11 thoughts on “the poor man and the sea: tokyo’s human ocean.

  1. I agree with you 100% about Tokyo. I am a Japanese expat living in London UK and planning to visit Japan after Christmas. And I am dreading to visit Tokyo exactly because of the city’s ability to suck my blood out alive. Too many people with no expression and too many things with no beauty to look at. Even I reside in the middle of London, I avoid going anywhere overcrowded. No shopping on saturday and no visit to museum or gallery during school holidays. I love Japanese countryside, temples, mountains, beaches…etc, but not cities. Except Kyoto, Nara and Kurashiki, they are too modern and devoid of charactor. Modern Japanese life is too materialistic and self-centered. I don’t find it very attractive (=_=)

    • wow, it is super refreshing to find someone who agrees with me on this. i wrote this post to encourage people (japanese, gaikokujin, or otherwise) to really consider where they choose to lead their lives and how those locations inform their everyday habits.

      when i came to japan, i made 郷に入れば郷に従え my mantra. what i call “the real japan” is waiting out there in those tiny hodunk towns that have no english tourism pamphlets, burger kings, or starbucks. people, especially foreigners, limit the amazing lives they could lead as expats and it frustrates me.

  2. Never having to Japan I can still feel the pressure you are speaking about. I can not imagine living in those conditions. I live in a large city and there are days when I feel like I just can’t take the population anymore, so when I imagine a place like Tokyo it seems like it would be torture! :) Seattle “only” has 630,000! And Tokyo is what…almost 9 million?! I really enjoyed this post Misha. Really appreciate your perspective. And Izu sounds like paradise.

    • I couldn’t resist piggybacking on this comment to say that when I used to be a teacher-trainer in Japan (almost ten years ago), one of the facts we presented to our teachers was that the daytime-working population of Tokyo is even bigger than the city’s official population (because so many people live outside the city and commute into it), so that during weekdays the population of Tokyo is even greater than the population of the whole nation of Canada! (Not sure if that’s still true these days or not, but it’s still pretty crazy to think about.)

      • i’ve never heard that fact before, and i am even more terrified of tokyo than i was before.

        but greater than the population of canada? that’s like ten people. unless you count all the moose, i guess. ;)

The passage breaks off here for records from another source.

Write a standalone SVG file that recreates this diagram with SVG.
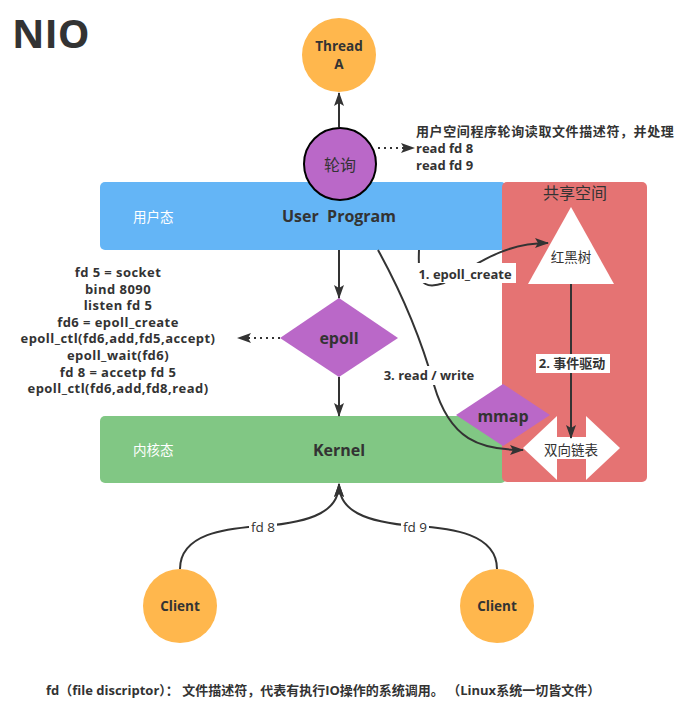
<svg xmlns="http://www.w3.org/2000/svg" width="685" height="712" viewBox="0 0 685 712">
<defs>
<style>
text{font-family:"Open Sans","Noto Sans CJK SC",sans-serif;fill:#333;}
.b{font-weight:bold;}
.c{text-anchor:middle;}
.w{fill:#fff;}
.ln{fill:none;stroke:#333;stroke-width:2;}
.dot{fill:none;stroke:#333;stroke-width:2;stroke-dasharray:2 4;}
</style>
<marker id="ah" viewBox="0 0 14 10" refX="13" refY="5" markerWidth="14" markerHeight="10" orient="auto" markerUnits="userSpaceOnUse">
<path d="M0,0 L14,5 L0,10 L3,5 Z" fill="#333"/>
</marker>
</defs>
<rect width="685" height="712" fill="#fff"/>
<text x="12" y="48" class="b" font-size="40">NIO</text>

<g id="user-program">
<rect x="100" y="182" width="406" height="68" rx="5" fill="#64B5F6"/>
<text x="133" y="222" class="w" font-size="13.5">用户态</text>
<text x="339" y="222" class="b c" font-size="16" xml:space="preserve">User  Program</text>
</g>
<g id="kernel">
<rect x="100" y="416" width="406" height="67" rx="5" fill="#81C784"/>
<text x="133" y="455" class="w" font-size="13.5">内核态</text>
<text x="339" y="456" class="b c" font-size="16">Kernel</text>
</g>
<g id="shared-space">
<rect x="502" y="182" width="145" height="300" rx="5" fill="#E57373"/>
<text x="575" y="199" class="c" font-size="16">共享空间</text>
</g>

<g id="thread-a">
<circle cx="339" cy="55" r="37" fill="#FFB74D"/>
<text x="339" y="51" class="b c" font-size="13.5">Thread</text>
<text x="339" y="69" class="b c" font-size="13.5">A</text>
</g>
<g id="polling">
<circle cx="340" cy="164" r="36" fill="#BA68C8" stroke="#000" stroke-width="2"/>
<text x="340" y="171" class="c" font-size="16">轮询</text>
</g>
<g id="polling-note" font-size="13">
<text x="416" y="136" class="b" letter-spacing="0.6">用户空间程序轮询读取文件描述符，并处理</text>
<text x="416" y="153" class="b">read fd 8</text>
<text x="416" y="170" class="b">read fd 9</text>
</g>
<g id="epoll">
<polygon points="339,298 398,338 339,377 280,338" fill="#BA68C8"/>
<text x="339" y="344" class="b c" font-size="16">epoll</text>
</g>
<g id="epoll-note" font-size="13" letter-spacing="0.45">
<text x="118" y="277" class="b c">fd 5 = socket</text>
<text x="118" y="293.6" class="b c">bind 8090</text>
<text x="118" y="310.2" class="b c">listen fd 5</text>
<text x="118" y="326.8" class="b c">fd6 = epoll_create</text>
<text x="118" y="343.4" class="b c">epoll_ctl(fd6,add,fd5,accept)</text>
<text x="118" y="360" class="b c">epoll_wait(fd6)</text>
<text x="118" y="376.6" class="b c">fd 8 = accetp fd 5</text>
<text x="118" y="393.2" class="b c">epoll_ctl(fd6,add,fd8,read)</text>
</g>
<g id="rb-tree">
<polygon points="571,207 614,284 528,284" fill="#fff"/>
<text x="571" y="262" class="c" font-size="13.5">红黑树</text>
</g>
<g id="mmap">
<polygon points="503,384 550,415 503,446 456,415" fill="#BA68C8"/>
<text x="503" y="422" class="b c" font-size="16">mmap</text>
</g>
<g id="linked-list">
<polygon points="523,448 557,416 557,437 586,437 586,416 620,448 586,480 586,459 557,459 557,480" fill="#fff"/>
<text x="571" y="455" class="c" font-size="13.5">双向链表</text>
</g>
<g id="client-1">
<circle cx="180" cy="606" r="37" fill="#FFB74D"/>
<text x="180" y="611" class="b c" font-size="13.5">Client</text>
</g>
<g id="client-2">
<circle cx="497" cy="606" r="37" fill="#FFB74D"/>
<text x="497" y="611" class="b c" font-size="13.5">Client</text>
</g>

<g id="connectors">
<line x1="339" y1="127" x2="339" y2="93" class="ln" marker-end="url(#ah)"/>
<line x1="378" y1="148" x2="414" y2="148" class="dot" marker-end="url(#ah)"/>
<line x1="339" y1="250" x2="339" y2="298" class="ln" marker-end="url(#ah)"/>
<line x1="280" y1="338" x2="238" y2="338" class="dot" marker-end="url(#ah)"/>
<line x1="339" y1="377" x2="339" y2="416" class="ln" marker-end="url(#ah)"/>
<line x1="571" y1="284" x2="571" y2="438" class="ln" marker-end="url(#ah)"/>
<path d="M419 250 C418 276 418 292 444 283 C480 262 505 243 548 243" class="ln" marker-end="url(#ah)"/>
<path d="M378 250 C400 290 420 335 434 385 C450 440 480 450 523 450" class="ln" marker-end="url(#ah)"/>
<path d="M180 569 C180 534 225 528 263 526 C315 522 339 510 339 484" class="ln" marker-end="url(#ah)"/>
<path d="M497 569 C497 534 452 528 415 526 C363 522 339 510 339 484" class="ln" marker-end="url(#ah)"/>
<rect x="414" y="263" width="102" height="20" fill="#fff"/>
<text x="465" y="279" class="b c" font-size="13">1. epoll_create</text>
<rect x="381" y="366" width="97" height="19" fill="#fff"/>
<text x="429" y="380" class="b c" font-size="13">3. read / write</text>
<rect x="536" y="354" width="74" height="19" fill="#fff"/>
<text x="572" y="368" class="b c" font-size="13">2. 事件驱动</text>
<rect x="249" y="518" width="28" height="18" fill="#fff"/>
<text x="263" y="532" class="c" font-size="13.5">fd 8</text>
<rect x="401" y="518" width="28" height="18" fill="#fff"/>
<text x="415" y="532" class="c" font-size="13.5">fd 9</text>
</g>

<text x="46" y="695" class="b" font-size="13" xml:space="preserve">fd（file discriptor）： 文件描述符，代表有执行IO操作的系统调用。 （Linux系统一切皆文件）</text>
</svg>
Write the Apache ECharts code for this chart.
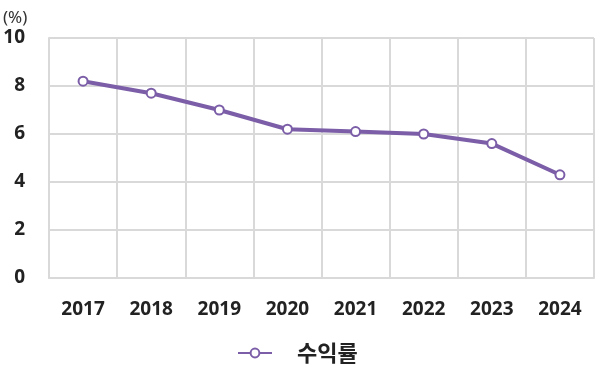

    • if you ever get the chance, i highly advise you visit. it just has a certain feel to it, like the rest of the world doesn’t exist/doesn’t matter. something about the landscape and the local culture just melts away any stress you happen to have.

      plus, there are hot springs. like, boatloads of hot springs. everywhere you go.

      • I’d love to go to Izu someday! Boatloads of hot springs does sound nice.

        Have you been to Oita-ken on Kyuushuu? They have tons of natural onsens there, too, and there are just random pockets of steam coming up out of the ground because there’s so much naturally occurring geothermal activity.

      • honestly allison, i’ve never been west of nagoya. i tend to stick to the eastern and northern regions of japan. i honestly couldn’t tell you why, but somehow it has worked out that way. maybe one day, if i get the time (and money) i will visit kyuushuu and compare their glorious onsen to my own.

        and the random pockets of steam sound like prime locations for some outdoor cooking. somehow rig up a big pot of soup, sit around for a few hours, and let nature do the cooking for you. sounds like my kind of party.

      • Oh man, you have to make it to nishi-nihon someday! I love it. I’ve visited many parts of Japan (all four islands + Okinawa!), but still never Izu or Nagano or anywhere north of Nikko (other than to Hokkaido), so I still have way more Japan traveling to do someday, too!

        Also, never been west of Nagoya? So wait… you’ve never even been to Kyoto/Nara?!? 許せない〜 (Just kidding. Kind of.)

      • trust me, allison, i can barely 許すmyself. i’m not exactly sure how it happened, it just did. don’t worry, i’ll fix it one day.

        honestly, i’m really bad at big cities, so i don’t have a huge need to go to places like osaka and kobe. i think kyoto would be nice once or twice, but i suspect the tourism might get to me pretty quickly.

        hokkaido is far and away one of my favorite places i have been in japan. the people are just so nice there. must be something in the water.